Monday, September 28, 2020

A mismatch made in heaven

The problem with book critics — and at a minor-league level I guess I am one — is that they tend to think they know better than authors how they should have written their books. You can imagine the possibilities, both comedic and dramatic, when a literary scholar marries his favorite author. Michael Frayn does exactly this in his 1989 novel The Trick of It.

Frayn tells his story in a series of letters from Richard, a professor in England, to his friend in Australia. Richard has made himself an authority, even the authority, on the author he refers to as JL, and sometimes as MajWOOT (major writer of our time). She accepts his invitation to speak at his college, they wind up in bed together and sometime later are married. Then the real problems begin.

Richard has no interest in teaching any other writers, yet lecturing about and writing about his own wife's novels has become awkward, eventually causing him to accept a teaching position in Abu Dhabi, of all places. JL follows him, though unhappily, on the assumption that she can write anywhere.

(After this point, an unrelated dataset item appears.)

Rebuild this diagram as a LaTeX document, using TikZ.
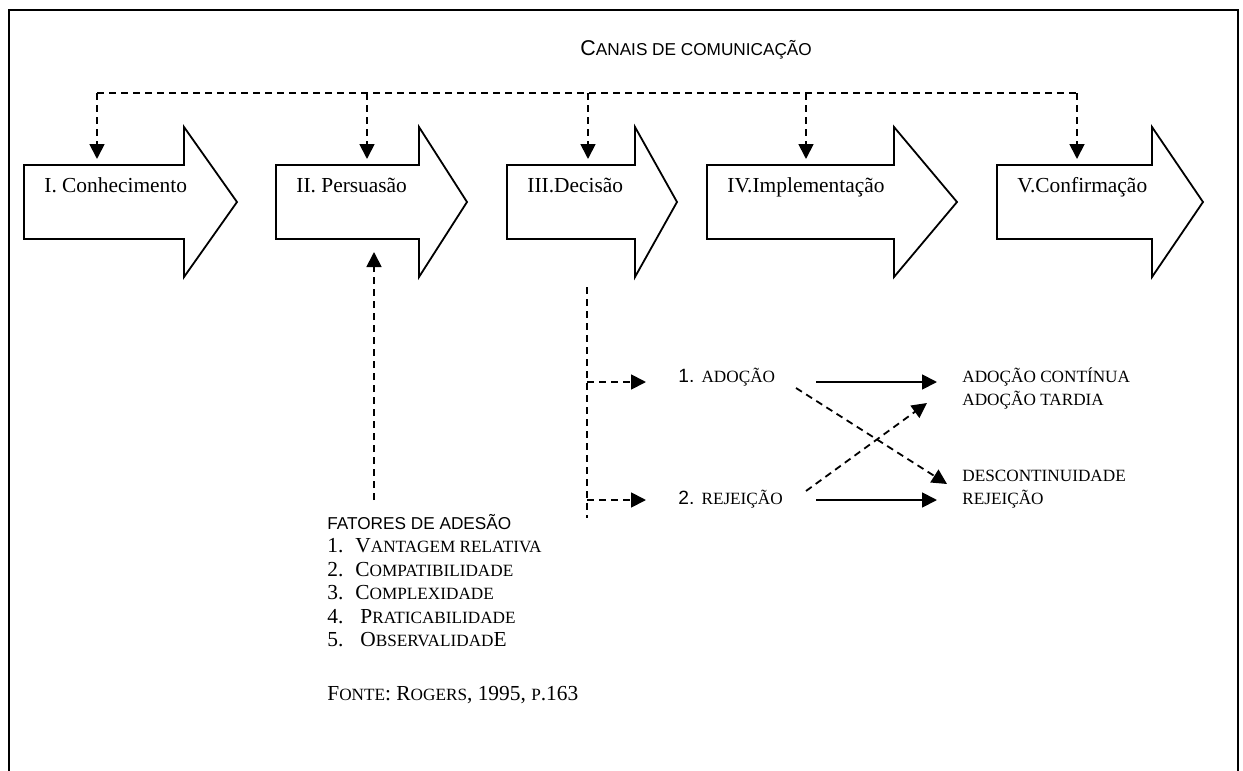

The bigger problem is that JL, who has never even read anything Richard has written about her, won't take his advice. He is convinced he knows how she can improve her writing, but she refuses to listen. Her popularity increases when one of her books is adapted for a television miniseries, while his own small place in the literary universe evaporates — except perhaps for those letters.

Frayn's novel makes amusing, and sometimes confusing, reading. Many readers will be put off by its showy narrative style, but I am not going to suggest how he might have made it better. I found it a delight.